Supplied material:
==============================
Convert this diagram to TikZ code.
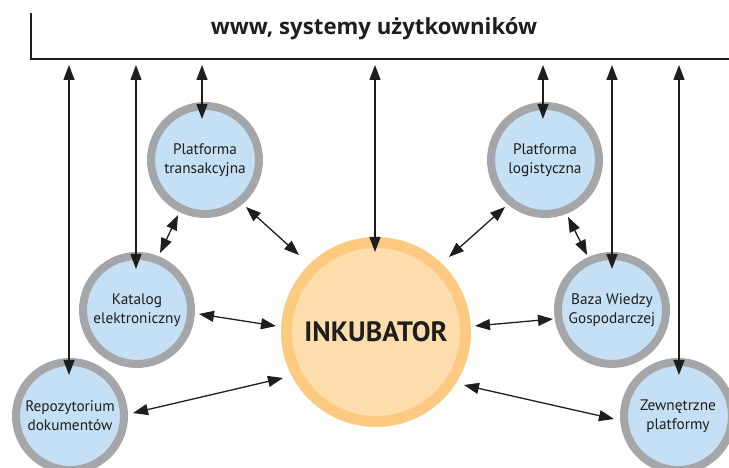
==============================
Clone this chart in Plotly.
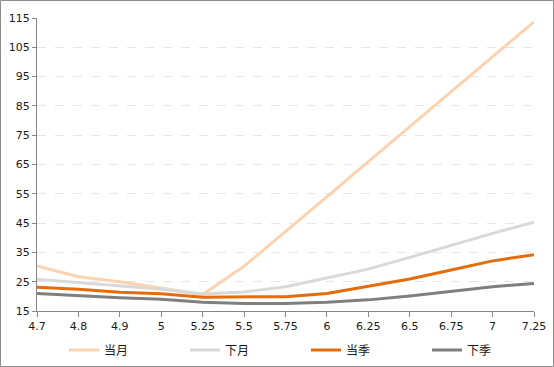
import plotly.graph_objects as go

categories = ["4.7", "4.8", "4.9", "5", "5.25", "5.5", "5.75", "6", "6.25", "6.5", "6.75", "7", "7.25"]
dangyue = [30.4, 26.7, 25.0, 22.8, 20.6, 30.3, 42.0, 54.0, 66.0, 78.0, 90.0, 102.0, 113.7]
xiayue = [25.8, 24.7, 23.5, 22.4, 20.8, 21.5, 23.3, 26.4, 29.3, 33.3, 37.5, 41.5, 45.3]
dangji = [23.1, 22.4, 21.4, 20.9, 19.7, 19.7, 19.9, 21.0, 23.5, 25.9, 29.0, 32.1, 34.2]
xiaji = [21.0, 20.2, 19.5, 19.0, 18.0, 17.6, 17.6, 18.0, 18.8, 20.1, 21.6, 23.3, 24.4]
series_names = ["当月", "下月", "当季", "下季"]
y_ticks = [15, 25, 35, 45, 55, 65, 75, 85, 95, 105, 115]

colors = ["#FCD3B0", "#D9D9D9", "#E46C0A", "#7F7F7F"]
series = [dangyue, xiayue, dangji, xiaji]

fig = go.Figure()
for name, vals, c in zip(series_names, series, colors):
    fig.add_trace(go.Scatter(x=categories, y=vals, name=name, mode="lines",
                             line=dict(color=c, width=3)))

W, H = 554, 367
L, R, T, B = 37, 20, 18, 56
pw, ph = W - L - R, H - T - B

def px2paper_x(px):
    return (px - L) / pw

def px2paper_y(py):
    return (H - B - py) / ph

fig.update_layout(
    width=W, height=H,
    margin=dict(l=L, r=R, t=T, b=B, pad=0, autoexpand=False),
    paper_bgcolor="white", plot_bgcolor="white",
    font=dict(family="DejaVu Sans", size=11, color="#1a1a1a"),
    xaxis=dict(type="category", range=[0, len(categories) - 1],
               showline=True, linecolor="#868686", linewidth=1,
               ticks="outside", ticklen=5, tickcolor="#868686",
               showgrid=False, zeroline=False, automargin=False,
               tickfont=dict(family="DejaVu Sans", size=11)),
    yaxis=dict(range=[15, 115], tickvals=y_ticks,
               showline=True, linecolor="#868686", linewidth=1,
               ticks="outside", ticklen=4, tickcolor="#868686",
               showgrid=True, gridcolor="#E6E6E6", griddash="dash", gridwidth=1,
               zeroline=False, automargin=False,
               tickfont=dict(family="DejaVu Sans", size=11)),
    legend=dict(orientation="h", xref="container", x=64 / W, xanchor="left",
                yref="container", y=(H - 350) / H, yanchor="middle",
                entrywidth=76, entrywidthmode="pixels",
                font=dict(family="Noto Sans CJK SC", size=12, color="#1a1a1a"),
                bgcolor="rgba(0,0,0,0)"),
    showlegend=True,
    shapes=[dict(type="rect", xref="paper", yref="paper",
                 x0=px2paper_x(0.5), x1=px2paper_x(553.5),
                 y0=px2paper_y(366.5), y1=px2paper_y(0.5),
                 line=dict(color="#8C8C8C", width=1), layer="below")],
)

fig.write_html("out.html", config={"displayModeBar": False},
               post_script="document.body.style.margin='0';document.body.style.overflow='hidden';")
==============================
Short exercise: From the data, collect all lines where the string "this" appears.

Output of the task:
Convert this diagram to TikZ code.
Clone this chart in Plotly.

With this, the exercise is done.